Recent changes to science pipelines logging

In the past week or so there have been some major changes to how we deal with logging in the science pipelines software.

pipe.base.Task Logging

Following RFC-782 the logger directly attached to a Task is now a Python logger and no longer a lsst.log.Log logger. The actual class that is used is derived from a logging.LoggerAdapter and has come compatibility methods available. In particular:

  • log.trace() can be used as with lsst.log.
  • A new method log.verbose() has been added that can issue log messages between DEBUG and INFO. This can be used when you want to give more information without swamping a user with debugging information. (see RFC-245 for more discussion on this).
  • The debugging constants are available so task.log.INFO still works as it did before.
  • There is a context manager attached to a logger (temporary_log_level) that allows the level to be temporarily modified.
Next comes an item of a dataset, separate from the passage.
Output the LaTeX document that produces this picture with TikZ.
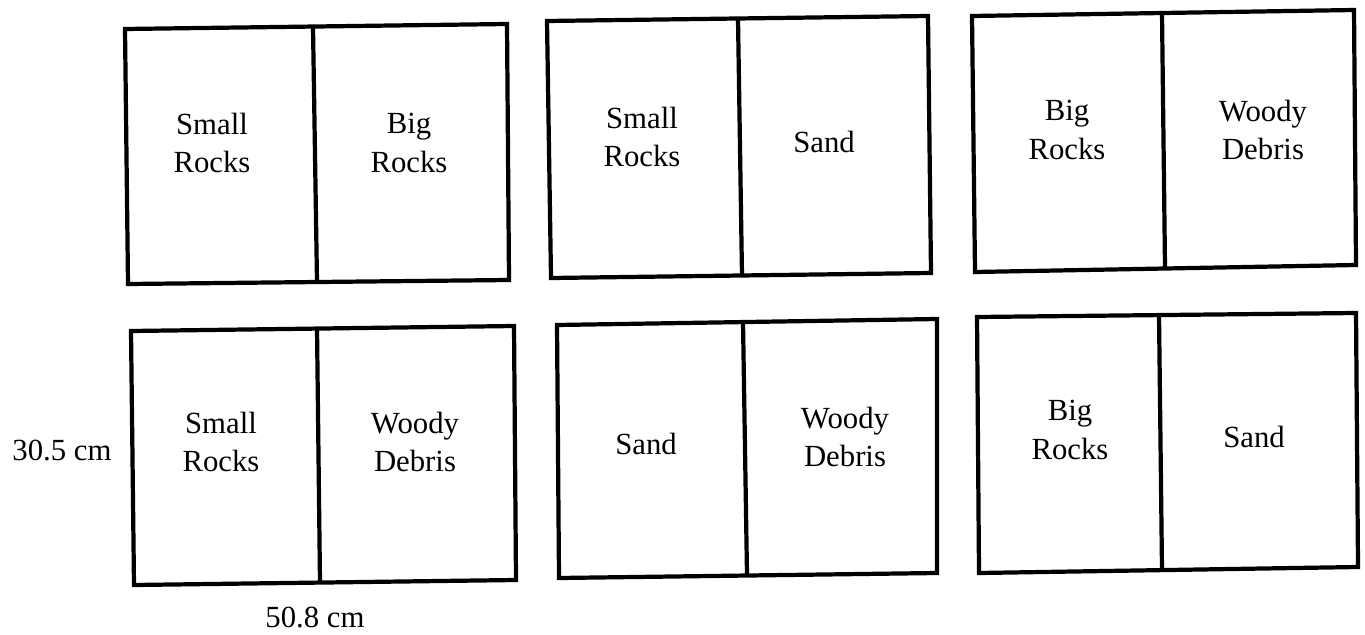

This should be used instead of lsst.log.utils.temporaryLogLevel.

This transition has come with some deprecations and you may well see additional warnings coming out of the code: log.getName(), log.getLevel() should now use the normal .name and .level properties (these were added to lsst.log.Log last week to simplify the transition). log.isDebugEnabled should be replaced by log.isEnabledFor. Python logging deprecated log.warn() and so all code should transition to log.warning(). We also now deprecate the infof(), warningf() and related methods.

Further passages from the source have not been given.